Compliance Type Regulation Status
Share Capital Reconciliation Audit Regulation 76 Submitted
Corporate Governance Report Regulation 27(2) Submitted
SEBI Disclosures Regulation 13(3) Submitted
Investors' Complaints Status SDD Compliance Submitted
Website Functionality Undertaking Regulation 46 Active & Updated
Share-holding Pattern Regulation 31 Submitted

Non-Applicable Regulations

Several SEBI regulations were declared non-applicable to the company due to its size and operational structure.

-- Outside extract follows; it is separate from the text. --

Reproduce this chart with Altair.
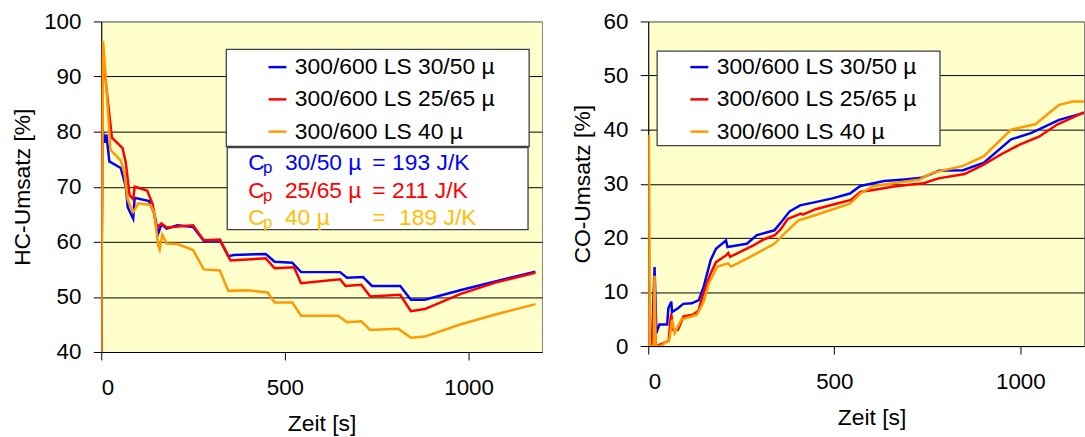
import altair as alt
import pandas as pd

FONT = "Liberation Sans"

S1 = "300/600 LS 30/50 µ"
S2 = "300/600 LS 25/65 µ"
S3 = "300/600 LS 40 µ"
SERIES = [S1, S2, S3]
COLORS = ["#0000FF", "#FF0000", "#FF9900"]

# ---- HC-Umsatz (left panel) ----
hc_t_blue = [0, 3, 10, 14, 22, 53, 67, 72, 87, 91, 130, 145, 155, 164, 178, 207, 250, 279, 323, 346, 361,
             448, 472, 520, 544, 650, 669, 713, 737, 814, 843, 881, 977, 1073, 1182]
hc_blue = [40, 80.6, 78, 79.5, 74.6, 73.4, 70, 66.3, 64.2, 68, 67.4, 65, 61.5, 63.2, 62.4, 63, 62.7, 60.2, 60.3,
           57.4, 57.6, 57.8, 56.4, 56.2, 54.5, 54.5, 53.5, 53.6, 52, 52, 49.5, 49.5, 51.2, 52.8, 54.6]

hc_t_red = [0, 4, 14, 29, 58, 67, 77, 87, 91, 125, 140, 150, 164, 178, 250, 279, 323, 352, 448, 472, 525, 544,
            650, 665, 708, 732, 814, 843, 881, 977, 1073, 1182]
hc_red = [40, 95, 88, 78.9, 77, 74.3, 68.5, 67.7, 70, 69.3, 66.8, 62.6, 63.3, 62.6, 63, 60.3, 60.4, 56.6, 57,
          55.2, 55.4, 52.5, 53.2, 52, 52.2, 50.1, 50.4, 47.4, 47.8, 50.5, 52.6, 54.4]

hc_t_orange = [0, 5, 11, 25, 53, 63, 72, 87, 101, 135, 145, 155, 159, 166, 178, 207, 250, 279, 323, 346, 400,
               453, 472, 520, 544, 645, 669, 708, 732, 809, 843, 881, 977, 1073, 1182]
hc_orange = [40, 96.5, 91, 76.7, 74.8, 72.5, 67.6, 65.4, 67, 66.7, 65, 59.3, 58.6, 61.3, 59.7, 59.6, 58.5, 55,
             54.8, 51.1, 51.2, 50.8, 49, 49, 46.6, 46.6, 45.4, 45.6, 44, 44.2, 42.6, 42.8, 45, 46.8, 48.7]

# ---- CO-Umsatz (right panel) ----
co_t_blue = [0, 10, 17, 22, 30, 51, 54, 62, 64, 80, 94, 117, 136, 149, 168, 182, 209, 213, 237, 265, 292, 339,
             357, 380, 408, 449, 495, 542, 570, 634, 689, 735, 781, 846, 902, 975, 1030, 1104, 1171]
co_blue = [0, 0, 14.6, 2.4, 4, 4, 7, 8.2, 6.3, 7, 7.8, 7.9, 8.5, 11, 15.9, 18, 19.5, 18.3, 18.6, 18.9, 20.5,
           21.4, 22.9, 24.9, 26, 26.6, 27.3, 28.2, 29.6, 30.5, 30.8, 31.1, 32.4, 32.5, 33.9, 38.2, 39.4, 41.8, 43.1]

co_t_red = [0, 2, 5, 12, 17, 20, 40, 55, 60, 62, 66, 80, 95, 120, 135, 145, 165, 182, 210, 215, 220, 250, 280,
            310, 340, 355, 375, 410, 415, 450, 500, 545, 570, 600, 660, 700, 740, 780, 850, 900, 950, 1000,
            1050, 1100, 1171]
co_red = [0, 8, 0, 0, 13, 0, 0.5, 1, 5, 6, 3, 3, 5.5, 5.8, 6.5, 9, 13, 15.5, 16.8, 17.2, 16.5, 17.5, 18.5,
          19.7, 20.5, 21.5, 23.5, 24.5, 24.3, 25.3, 26.2, 27, 28.5, 28.8, 29.5, 29.8, 30.1, 31, 31.8, 33.5,
          35.5, 37.3, 38.7, 41, 43.2]

co_t_orange = [0, 2, 5, 15, 17, 20, 34, 57, 64, 71, 89, 131, 149, 163, 186, 214, 223, 274, 339, 366, 403, 458,
               542, 570, 606, 730, 763, 846, 902, 975, 1040, 1104, 1141, 1171]
co_orange = [0, 39, 0, 0, 13, 0, 0, 1.2, 4.9, 2.4, 4.9, 5.8, 8.2, 11.6, 14.7, 15.3, 14.7, 16.5, 18.9, 20.8,
             23.2, 24.4, 26.3, 28.2, 29.6, 30.8, 32, 33.3, 35.1, 40, 41, 44.6, 45.2, 45.2]

# ---- annotation (heat capacities) ----
cp_rows = [("30/50 µ", "193 J/K"), ("25/65 µ", "211 J/K"), ("40 µ", "189 J/K")]
cp_colors = ["#0000FF", "#FF0000", "#FFC000"]


def series_df(ts, vs, name, k):
    return pd.DataFrame({"t": ts, "v": vs, "s": name, "k": k})


hc = pd.concat([series_df(hc_t_blue, hc_blue, S1, 0), series_df(hc_t_red, hc_red, S2, 1),
                series_df(hc_t_orange, hc_orange, S3, 2)], ignore_index=True)
co = pd.concat([series_df(co_t_blue, co_blue, S1, 0), series_df(co_t_red, co_red, S2, 1),
                series_df(co_t_orange, co_orange, S3, 2)], ignore_index=True)

color_scale = alt.Scale(domain=SERIES, range=COLORS)


def make_legend(x):
    return alt.Legend(title=None, orient="none", legendX=x, legendY=34.5, symbolType="stroke",
                      symbolSize=324, symbolStrokeWidth=2.5, labelFontSize=23, labelFont=FONT,
                      labelColor="black", labelOffset=6, labelLimit=500, rowPadding=8.5, padding=0)


def xenc(domain, width_title_x=None):
    kw = dict(values=[0, 500, 1000], title="Zeit [s]", format="d")
    if width_title_x is not None:
        kw["titleX"] = width_title_x
    return alt.X("t:Q", scale=alt.Scale(domain=domain, nice=False, zero=False), axis=alt.Axis(**kw))


def yenc(lo, hi, title):
    grid_color = {"condition": {"test": f"datum.value >= {hi}", "value": "#808080"}, "value": "black"}
    return alt.Y("v:Q", scale=alt.Scale(domain=[lo, hi], nice=False, zero=False),
                 axis=alt.Axis(values=list(range(lo, hi + 1, 10)), title=title, grid=True,
                               gridColor=grid_color))


# ---- left panel ----
LX = [0, 1200]
box_left = pd.DataFrame({"t": [340.5, 343], "t2": [1165, 1162], "v": [94.95, 77.1], "v2": [77.3, 62.2]})
boxes_l = alt.Chart(box_left).mark_rect(fill="white", stroke="#404040", strokeWidth=1.3).encode(
    x=xenc(LX), x2="t2:Q", y=yenc(40, 100, "HC-Umsatz [%]"), y2="v2:Q")

hc_lines = alt.Chart(hc).mark_line(strokeWidth=2.5, clip=True).encode(
    x=xenc(LX), y=yenc(40, 100, "HC-Umsatz [%]"),
    color=alt.Color("s:N", scale=color_scale, legend=make_legend(166), sort=SERIES),
    detail="k:N")

# text rows of the heat capacity box, placed in data units
row_base = [72.97, 67.89, 63.03]
ann = []
for i, (lab, val) in enumerate(cp_rows):
    c = cp_colors[i]
    y = row_base[i]
    ann.append({"t": 400, "v": y, "txt": "C", "c": c, "fs": 23})
    ann.append({"t": 440.5, "v": y - 0.5, "txt": "p", "c": c, "fs": 17})
    ann.append({"t": 500, "v": y, "txt": lab, "c": c, "fs": 23})
    ann.append({"t": 737.8, "v": y, "txt": "=", "c": c, "fs": 23})
    ann.append({"t": 810.8 if i == 2 else 791.9, "v": y, "txt": val, "c": c, "fs": 23})
ann = pd.DataFrame(ann)
cp_text = alt.Chart(ann).mark_text(align="left", baseline="alphabetic", font=FONT).encode(
    x=xenc(LX), y=yenc(40, 100, "HC-Umsatz [%]"), text="txt:N",
    fill=alt.Fill("c:N", scale=None), size=alt.Size("fs:Q", scale=None))

left = alt.layer(boxes_l, hc_lines, cp_text).properties(width=444, height=333)

# ---- right panel ----
RX = [0, 1171]
box_right = pd.DataFrame({"t": [24], "t2": [784], "v": [54.5], "v2": [37.06]})
boxes_r = alt.Chart(box_right).mark_rect(fill="white", stroke="#404040", strokeWidth=1.3).encode(
    x=xenc(RX, 225), x2="t2:Q", y=yenc(0, 60, "CO-Umsatz [%]"), y2="v2:Q")
co_lines = alt.Chart(co).mark_line(strokeWidth=2.5, clip=True).encode(
    x=xenc(RX, 225), y=yenc(0, 60, "CO-Umsatz [%]"),
    color=alt.Color("s:N", scale=color_scale, legend=make_legend(40), sort=SERIES),
    detail="k:N")

right = alt.layer(boxes_r, co_lines).properties(width=439, height=327)

chart = alt.hconcat(left, right, spacing=27).resolve_legend(color="independent").properties(
    padding={"left": 11, "top": 8, "right": 0, "bottom": 0}
).configure_view(fill="#FFFFCC", stroke="#808080", strokeWidth=1).configure_axis(
    labelFont=FONT, titleFont=FONT, labelFontSize=22.5, titleFontSize=23, titleFontWeight="normal",
    labelColor="black", titleColor="black", domainColor="black", tickColor="black", tickSize=8,
    gridWidth=1, domainWidth=1
).configure_axisX(grid=False, labelPadding=17, titlePadding=13.5).configure_axisY(
    labelPadding=12.5, titlePadding=9)

chart.save("out.html", embed_options={"renderer": "svg", "actions": False})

The company confirmed that Regulation 32, which requires disclosure of deviation or variation in proceeds from public issues, rights issues, preferential issues, and QIP, does not apply as the company has not undertaken any such capital raising activities in the last five financial years.

Capital Structure Details

The company provided specific financial thresholds that determine regulatory applicability:

Financial Parameter Amount Regulatory Impact
Paid-Up Equity Share Capital ₹3.45 crores Below ₹10 crore threshold
Reserves & Surplus ₹0.38 crores -
Net Worth ₹3.83 crores Below ₹25 crore threshold

Due to these financial parameters being below the prescribed limits as of March 31, 2025, Regulation 15(2) concerning related party transaction disclosures on a consolidated basis is not applicable to the company.

Capital Market Activities Declaration

The company made comprehensive declarations regarding various capital market activities over the past five financial years:

  • No buyback of securities undertaken
  • No sweat equity shares issued
  • No bonus shares distributed
  • No public issues, rights issues, preferential issues, or QIP conducted
  • No employee stock option plans implemented
  • No preference shares or debentures issued

Regulatory Compliance Framework

The submission was addressed to multiple stakeholders including BSE Ltd., Calcutta Stock Exchange Ltd., depositories NSDL and CDSL, and various auditors including statutory auditors M/s S M G A & CO., secretarial auditors B. BHUSHAN & CO., and internal auditors MITTAL JINDAL & ASSOCIATES. The company's registrar and transfer agent Alankit Assignments Ltd. also received the compliance documentation.

The company confirmed its website www.dicco.in remains active, regularly updated, and functional as required under Regulation 46 of SEBI (LODR) Regulations 2015. Additionally, the company certified that obligations related to non-convertible securities under Regulation 57(5) are not applicable as no such securities have been issued.